まぁそんなことしている間に日本からは子供の声が消え去る可能性もあるので、当面の措置として育児休暇の拡充はアリであろう。
育児支援は社会の投資であり、投資はコストとリターンがある
しかし、それは社会からの特別な支援であるという自覚はあって然るべきだ。やってもらって当然のことではない。その原資を生み出している人のことについても考えなくてはならない。
社会の側も新しい人間は必要であるから、一定程度の支援をするのであって、子育ては無条件で素晴らしいから支援をするわけではない。社会にとって必要だと考えるから支援するのである。
だから、支援をしている側、すなわち納税したり休んだ人の穴を埋めている人たちが、「こうすることが社会にとって必要なのだ」と納得できていなければならない。
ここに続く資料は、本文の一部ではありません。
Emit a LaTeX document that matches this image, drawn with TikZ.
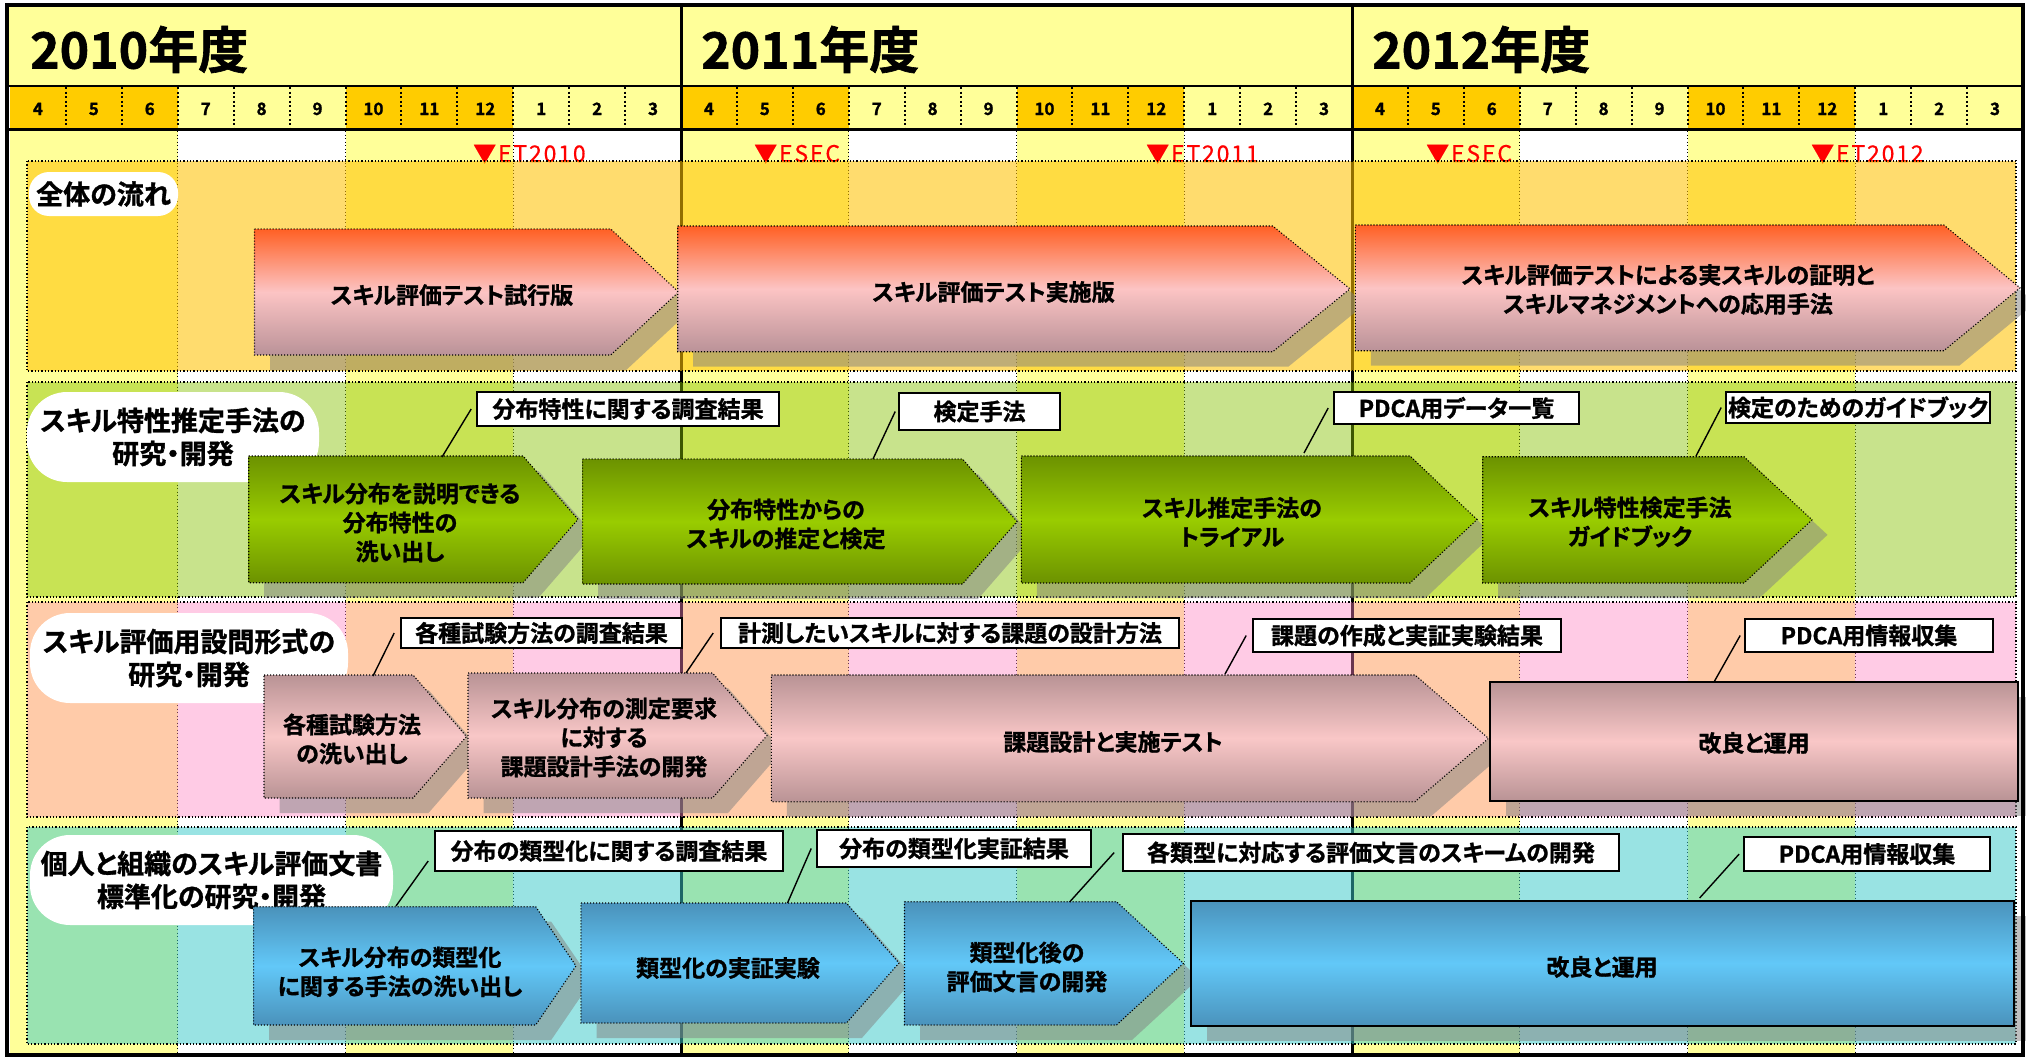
\documentclass[tikz,border=0pt]{standalone}
\usepackage{fontspec}
\setmainfont{Noto Sans CJK JP Bold}[RawFeature={+palt}, FakeBold=1.2]
\newfontfamily\mkfont{Noto Sans CJK JP}[LetterSpace=8, FakeBold=0.6]
\usetikzlibrary{calc}
\definecolor{hy}{HTML}{FFFF99}
\definecolor{ho}{HTML}{FFCC00}
\definecolor{b1c}{RGB}{255,194,0}
\definecolor{b2c}{RGB}{135,195,0}
\definecolor{b3c}{RGB}{255,131,194}
\definecolor{b4c}{RGB}{55,202,202}
\definecolor{redtop}{RGB}{255,96,36}
\definecolor{redmid}{RGB}{252,196,196}
\definecolor{redbot}{RGB}{186,146,152}
\definecolor{grnout}{RGB}{108,146,0}
\definecolor{grnmid}{RGB}{153,204,0}
\definecolor{pnkout}{RGB}{185,147,149}
\definecolor{pnkmid}{RGB}{249,199,199}
\definecolor{bluout}{RGB}{74,146,187}
\definecolor{blumid}{RGB}{98,200,248}
\definecolor{mkred}{RGB}{255,0,0}
% #1 style, #2 x left, #3 y top, #4 x point start, #5 x tip, #6 y bottom
\newcommand{\ArrowShape}[6]{%
  \fill[shadowfill] ({#2+15.5},{#3+15}) -- ({#4+15.5},{#3+15}) -- ({#5+15.5},{(#3+#6)/2+15}) -- ({#4+15.5},{#6+15}) -- ({#2+15.5},{#6+15}) -- cycle;
  \path[#1] (#2,#3) -- (#4,#3) -- (#5,{(#3+#6)/2}) -- (#4,#6) -- (#2,#6) -- cycle;
}
\begin{document}
\begin{tikzpicture}[x=1pt,y=-1pt,
  txt/.style={font=\fontsize{23}{29}\selectfont, align=center, inner sep=0pt, text=black},
  pill/.style={fill=white, inner sep=0pt, align=center, font=\fontsize{27}{33}\selectfont},
  callout/.style={draw=black, line width=1.6pt, fill=white, inner sep=0pt, font=\fontsize{23}{27}\selectfont},
  leader/.style={draw=black, line width=1.4pt},
  arrdot/.style={draw=black, line width=1.1pt, dash pattern=on 1.1pt off 1.9pt},
  arrsolid/.style={draw=black, line width=2pt},
  shadowfill/.style={fill=gray, fill opacity=0.5},
  redarr/.style={top color=redtop, bottom color=redbot, middle color=redmid},
  grnarr/.style={top color=grnout, bottom color=grnout, middle color=grnmid},
  pnkarr/.style={top color=pnkout, bottom color=pnkout, middle color=pnkmid},
  bluarr/.style={top color=bluout, bottom color=bluout, middle color=blumid},
  qline/.style={draw=black, line width=1.3pt, dash pattern=on 1.3pt off 2.2pt},
  mline/.style={draw=black, line width=2pt, dash pattern=on 2pt off 2.5pt},
  bandline/.style={draw=black, line width=1.3pt, dash pattern=on 1.3pt off 2pt},
  mnum/.style={font=\fontsize{17}{17}\selectfont, anchor=base, inner sep=0pt},
  ytitle/.style={font=\fontsize{50}{50}\selectfont, anchor=base west, inner sep=0pt},
  marker/.style={font=\mkfont\fontsize{23}{23}\selectfont, text=mkred, anchor=base west, inner sep=0pt}
]
\useasboundingbox (0,0) rectangle (2026,1057);
\fill[white] (0,0) rectangle (2026,1057);
% header rows
\fill[hy] (7,5) rectangle (2023,86);
\foreach \i in {0,...,35}{
  \pgfmathsetmacro\xa{10+55.9167*\i}
  \pgfmathsetmacro\xb{\xa+55.9167}
  \pgfmathtruncatemacro\q{mod(\i,12)/3}
  \pgfmathtruncatemacro\mo{mod(\i+3,12)+1}
  \ifodd\q \def\cc{hy}\else\def\cc{ho}\fi
  \fill[\cc] (\xa,86) rectangle (\xb,129);
  \node[mnum] (m\i) at ({(\xa+\xb)/2},115) {\mo};
}
\foreach \i in {1,...,35}{
  \pgfmathtruncatemacro\r{mod(\i,12)}
  \ifnum\r>0 \draw[mline] ({10+55.9167*\i},87) -- ({10+55.9167*\i},128); \fi
}
% body background quarters
\foreach \q in {0,...,11}{
  \pgfmathsetmacro\xa{10+167.75*\q}
  \pgfmathsetmacro\xb{\xa+167.75}
  \ifodd\q \def\cc{white}\else\def\cc{hy}\fi
  \fill[\cc] (\xa,131) rectangle (\xb,1054);
}
\foreach \q in {1,2,3,5,6,7,9,10,11}{
  \draw[qline] ({10+167.75*\q},131) -- ({10+167.75*\q},1054);
}
% event markers
\node[marker] (e1) at (473,162) {▼ET2010};
\node[marker] (e2) at (754,162) {▼ESEC};
\node[marker] (e3) at (1146,162) {▼ET2011};
\node[marker] (e4) at (1426,162) {▼ESEC};
\node[marker] (e5) at (1811,162) {▼ET2012};
% year lines
\draw[line width=3pt] (681,5) -- (681,1055);
\draw[line width=3pt] (1352,5) -- (1352,1055);
% bands
\path[fill=b1c, fill opacity=0.57, bandline] (27,161) rectangle (2016,371);
\path[fill=b2c, fill opacity=0.45, bandline] (27,382) rectangle (2016,597);
\path[fill=b3c, fill opacity=0.41, bandline] (27,602) rectangle (2016,817);
\path[fill=b4c, fill opacity=0.51, bandline] (27,827) rectangle (2016,1044);
% pills
\node[pill, minimum width=149pt, minimum height=44pt, rounded corners=20pt] (pl1) at (103.5,194) {全体の流れ};
\node[pill, minimum width=292pt, minimum height=90pt, rounded corners=40pt] (pl2) at (173,437) {スキル特性推定手法の\\研究・開発};
\node[pill, minimum width=318pt, minimum height=90pt, rounded corners=40pt] (pl3) at (189,658) {スキル評価用設問形式の\\研究・開発};
\node[pill, minimum width=363pt, minimum height=90pt, rounded corners=40pt] (pl4) at (211.5,880) {個人と組織のスキル評価文書\\標準化の研究・開発};
% band 1 arrows
\ArrowShape{redarr,arrdot}{254.5}{229}{610.7}{678.6}{355}
\ArrowShape{redarr,arrdot}{677.7}{226}{1272.8}{1350}{351.7}
\ArrowShape{redarr,arrdot}{1355.4}{225}{1943.8}{2020}{350.7}
\node[txt] (a1t) at (452,295) {スキル評価テスト試行版};
\node[txt] (a2t) at (993.5,292) {スキル評価テスト実施版};
\node[txt] (a3t) at (1668,289.5) {スキル評価テストによる実スキルの証明と\\スキルマネジメントへの応用手法};
% band 2 arrows
\ArrowShape{grnarr,arrdot}{248.7}{456}{523}{578}{582.7}
\ArrowShape{grnarr,arrdot}{582.6}{459}{962.5}{1017}{584}
\ArrowShape{grnarr,arrdot}{1021.4}{456}{1410}{1477}{583}
\ArrowShape{grnarr,arrdot}{1482.7}{456.7}{1744}{1812}{583}
\node[txt] (g1t) at (400,522.5) {スキル分布を説明できる\\分布特性の\\洗い出し};
\node[txt] (g2t) at (786,524) {分布特性からの\\スキルの推定と検定};
\node[txt] (g3t) at (1232,522) {スキル推定手法の\\トライアル};
\node[txt] (g4t) at (1630,522) {スキル特性検定手法\\ガイドブック};
% band 3 arrows
\ArrowShape{pnkarr,arrdot}{264}{675}{413}{466.5}{798}
\ArrowShape{pnkarr,arrdot}{468}{673}{712.5}{767}{798}
\ArrowShape{pnkarr,arrdot}{771.4}{675}{1415}{1488.5}{801.7}
\fill[shadowfill] (1505.5,696.7) rectangle (2033,815.7);
\path[pnkarr,arrsolid] (1490,681.7) rectangle (2017.5,800.7);
\node[txt] (p1t) at (352,739) {各種試験方法\\の洗い出し};
\node[txt] (p2t) at (604,737.5) {スキル分布の測定要求\\に対する\\課題設計手法の開発};
\node[txt] (p3t) at (1113,742) {課題設計と実施テスト};
\node[txt] (p4t) at (1754,743) {改良と運用};
% band 4 arrows
\ArrowShape{bluarr,arrdot}{253.6}{906.7}{535.7}{576}{1025}
\ArrowShape{bluarr,arrdot}{581}{903}{846.4}{899}{1023}
\ArrowShape{bluarr,arrdot}{904.5}{901.7}{1116.5}{1183.5}{1025}
\fill[shadowfill] (1206.5,915.7) rectangle (2029.5,1041);
\path[bluarr,arrsolid] (1191,900.7) rectangle (2014,1026);
\node[txt] (b1t) at (400,971.7) {スキル分布の類型化\\に関する手法の洗い出し};
\node[txt] (b2t) at (728,968) {類型化の実証実験};
\node[txt] (b3t) at (1027,967) {類型化後の\\評価文言の開発};
\node[txt] (b4t) at (1602,967) {改良と運用};
% leader end points
\coordinate (g1top) at (442,457);
\coordinate (g2top) at (873,459);
\coordinate (g3top) at (1304,453);
\coordinate (g4top) at (1696,456);
\coordinate (p1top) at (373,676);
\coordinate (p2top) at (686,673);
\coordinate (p3top) at (1225,674);
\coordinate (p4top) at (1714,682);
\coordinate (b1top) at (396,906);
\coordinate (b2top) at (787.5,903);
\coordinate (b3top) at (1069.6,902);
\coordinate (b4top) at (1699.6,898);
% callouts
\node[callout, minimum width=302pt, minimum height=34pt] (c2a) at (628,409) {分布特性に関する調査結果};
\node[callout, minimum width=161pt, minimum height=37pt] (c2b) at (979.5,411.5) {検定手法};
\node[callout, minimum width=245pt, minimum height=32pt] (c2c) at (1456.5,408) {PDCA用データ一覧};
\node[callout, minimum width=264pt, minimum height=31pt] (c2d) at (1858,407.5) {検定のためのガイドブック};
\node[callout, minimum width=281pt, minimum height=30pt] (c3a) at (541.5,633) {各種試験方法の調査結果};
\node[callout, minimum width=458pt, minimum height=30pt] (c3b) at (950,633) {計測したいスキルに対する課題の設計方法};
\node[callout, minimum width=308pt, minimum height=33pt] (c3c) at (1407,635.5) {課題の作成と実証実験結果};
\node[callout, minimum width=248pt, minimum height=33pt] (c3d) at (1869,635.5) {PDCA用情報収集};
\node[callout, minimum width=348pt, minimum height=40pt] (c4a) at (609,851) {分布の類型化に関する調査結果};
\node[callout, minimum width=274pt, minimum height=37pt] (c4b) at (954,848.5) {分布の類型化実証結果};
\node[callout, minimum width=496pt, minimum height=37pt] (c4c) at (1371,852.5) {各類型に対応する評価文言のスキームの開発};
\node[callout, minimum width=246pt, minimum height=34pt] (c4d) at (1867,854) {PDCA用情報収集};
\draw[leader] ([xshift=-5pt]c2a.west) -- (g1top);
\draw[leader] ([xshift=-3pt]c2b.west) -- (g2top);
\draw[leader] ([xshift=-5pt]c2c.west) -- (g3top);
\draw[leader] ([xshift=-4pt]c2d.west) -- (g4top);
\draw[leader] ([xshift=-6pt]c3a.west) -- (p1top);
\draw[leader] ([xshift=-7pt]c3b.west) -- (p2top);
\draw[leader] ([xshift=-6pt]c3c.west) -- (p3top);
\draw[leader] ([xshift=-4pt]c3d.west) -- (p4top);
\draw[leader] ([xshift=-6pt,yshift=-10pt]c4a.west) -- (b1top);
\draw[leader] ([xshift=-5pt]c4b.west) -- (b2top);
\draw[leader] ([xshift=-8pt]c4c.west) -- (b3top);
\draw[leader] ([xshift=-4pt]c4d.west) -- (b4top);
% year titles
\node[ytitle] (y1) at (30,68.5) {2010年度};
\node[ytitle] (y2) at (701,68.5) {2011年度};
\node[ytitle] (y3) at (1372,68.5) {2012年度};
% header lines and border
\draw[line width=3pt] (681,5) -- (681,131);
\draw[line width=3pt] (1352,5) -- (1352,131);
\draw[line width=2pt] (7,86) -- (2023,86);
\draw[line width=3.5pt] (7,129.5) -- (2023,129.5);
\draw[line width=4pt] (7,5) rectangle (2023,1055);
\end{tikzpicture}
\end{document}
もし納得できなければ、それは反発となって表れる。
つまり、育児支援は一種の投資である。だから、コストとリターンが見合わない、と感じられれれば、当然反発が生まれる。
コスト意識が高まれば、子供に対する見方も厳しくなるだろう。これだけコストかけてるんだ、ちゃんと育っているんだろうな?と。子供が大人になることそれ自体は必ずしも社会にとっての利益を意味しない。場合によっては損失になる。
まるで仕事の成果物であるかのように、人間ひとりひとりをいちいち社会に貢献しているかどうか問うのは、グロテスクだし、ディストピアだと思う。しかし「コスト意識」が高まると、そのような見方は生じる。
一部へのバラマキは分断しか生まない
そうならないためにも、エレベータの設置のように、できるだけ皆がその恩恵を享受できる形の対策が中長期的には絶対に必要だ。それは子供を対象にしたバラマキではなく、子育て関係なく誰もが余裕をもって働けるような社会の形成に他ならない。優先座席を作るのではなく満員電車をなくすのが社会として正しい方向だ。それは難しいことだが、その難しいことをするのが政治の「仕事」であろう。
などというべき論をつらつらと書き連ねてきたわけだが、そういう仕事ができる政治家に恵まれていれば、今の我が国の停滞はなかった。今後、安易なバラマキと増税の末に、何一つ解決しないまま、社会の分断だけますます深まるのではないかと、暗澹たる気持ちになっている。